I don't know if you still can. I think I fixed it, but I'm not sure. Moreover; I'm not sure if anyone who found it the first time hasn't stopped visiting.

Mom, Dad, if you're reading this and you know I'm trans, just tell me. It'll make it a lot easier on all of us.

G___ turned out to not be the miracle I thought she was.

That's life, right?

One person for everyone? Come on.

I'm so different from the person who started writing here.

I'm not sure I even recognize them as me.

But the problems remain.

Same shit, different asshole.

Wish I could take credit for that one.

I just feel like I don't know who I am anymore.

There's so many choices ahead of me.

No right or wrong.

Just shades of grey.

Do I make things worse this way or that way?

That's over-dramatic.

It's better, over all.

The kid who started writing this;

my shit is way better than his shit.

Every day I think about how much better my life is than it was ten years ago.

Shit, fifteen years ago.

I guess if I've learned one lesson, it's that life is all about control.

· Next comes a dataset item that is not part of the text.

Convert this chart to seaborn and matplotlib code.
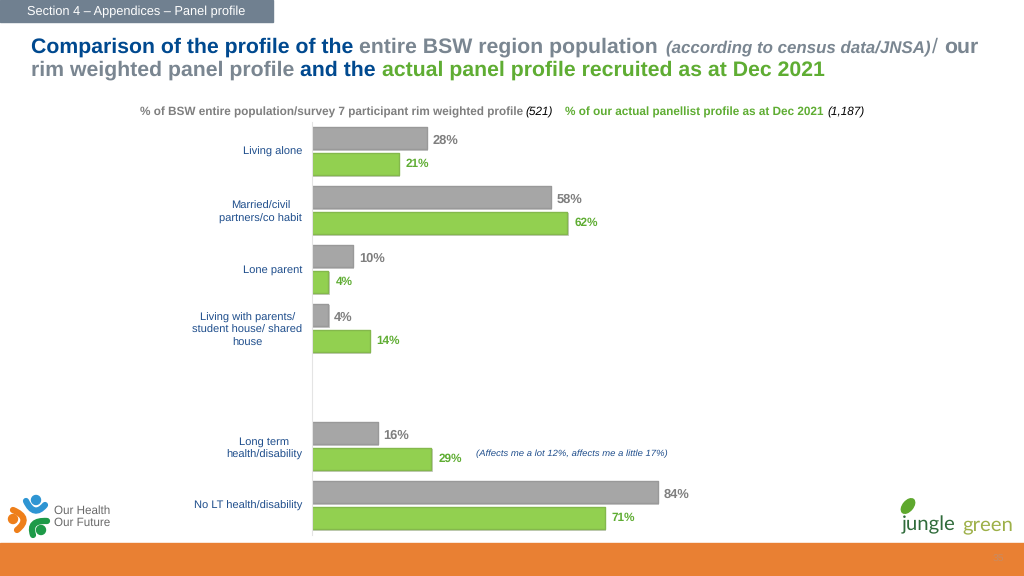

As foretold by Ian Curtis.

I have so much more control now.

I strive for more.

Controlling myself is the ultimate goal.

Still working for it.

I want someone who will control me.

Not so much that I lose control.

That's a good conundrum.

A mystery wrapped in an enigma, etc.

Life

to sum it up.

Fuck if I know anymore.

I don't even know what gender I am.

It's all so defined by what people think of you.

How they perceive you.

And if you want more than one option there's societal stigma;

and so many costly surgeries

I mean, I can buy a box of .45 bullets for $30

I only need one.

Not that I'm really suicidal.

Not anymore.

But damn, wouldn't it be easier?

It keeps popping in my head.

Wouldn't it be soooo much easier?

But I won't do it.

So I guess I just have to make some of these choices.

I mean, what the fuck else am I gonna do?